MS 0C = 539-(423x%C)- (30.4xMn%)- (12.1xCr%)- (17.7 x Ni%) – (7.5xMo%) and for high alloy steel considering the effect of grain size ; MS 0C = 550-(350x%C)- (40xMn%)- (20xCr%)- (17 x Ni%) – (10Mo%)- (8XW%)-(35 XV%)-(10xCu%) +(15xCo%) + (30xAl%)

With increase of carbon content as in a case of carburizing process, both MS and MF are depressed which results in incomplete transformation of austenite to martensite and producing retained austenite. Retained austenite is very common in steel containing above 0.8 % C or high alloy steel. Retained austenite can have a detrimental effect on mechanical properties, fatigue strength, toughness, hardness etc.
 
 
Retained austenite can be measured by metallographic method as per ASTM E 562 and also by X ray diffraction method ASTM E895. At DMS, we determine the retained austenite by manual counting method following ASTM E 562. However this is useful when the volume fraction of retained austenite is more than 5% because optical microscopic method could not detect retained austenite below 5%.
 
Inclusion : Inclusions are non metallic compound formed during melting, pouring and also refining process. Inclusions are mainly two types ; exogenous and endogenous.
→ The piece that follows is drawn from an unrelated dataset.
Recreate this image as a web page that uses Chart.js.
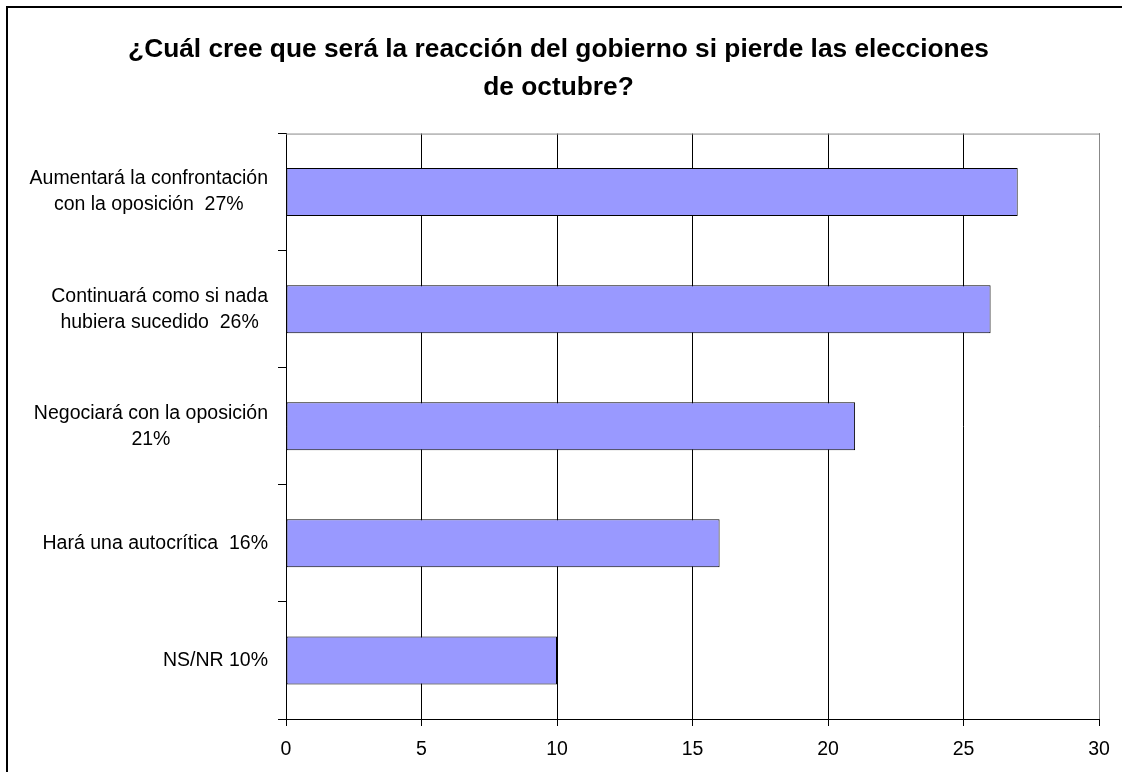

Exogenous inclusions are formed due to slag, refractory, casting mould while endogenous inclusions are sulphide, silicate oxide etc. Carbides and nitrides are generally not considered as inclusion. There are many microscopic methods that have been developed to determine the inclusion content in steel. These methods cover the measurement inclusion as inclusion rating as per ASTM E 45, IS 4163 etc. Inclusions in steel have been described by their shapes and chemical composition. Type A inclusion is known as MnS suplhide inclusion which are generally observed as elongated stringer. The fragmented , broken and cluster of oxide which is made aluminum is categorized as Type B. The elongated, thin and shiny inclusion is known as Silicate Type C and globular oxide made of iron is known as Type D.
 
Decarburization : Decarburization is a loss of carbon from the surface of the products made of steel. It occurs during hot working or heat treatment in an uncontrolled environment or environment rich in oxygen. Decarburization may be complete or partial. The complete decarburization layer is defined as region where only ferrite is present. Partial decarburization is the region consisting of mixed phases other than the ferrite. The complete decarburization is easily detectable for all steel but for high carbon steel or alloy steel, partial decarburization is difficult. Decarburization reduces the hardness at surface, strength and fatigue properties of steel. There are many microscopic methods that have been developed to determine the decarburization in steel. However at DMS we determined decarburization depth and type of decarburization by IS 6396 and ASTM E192.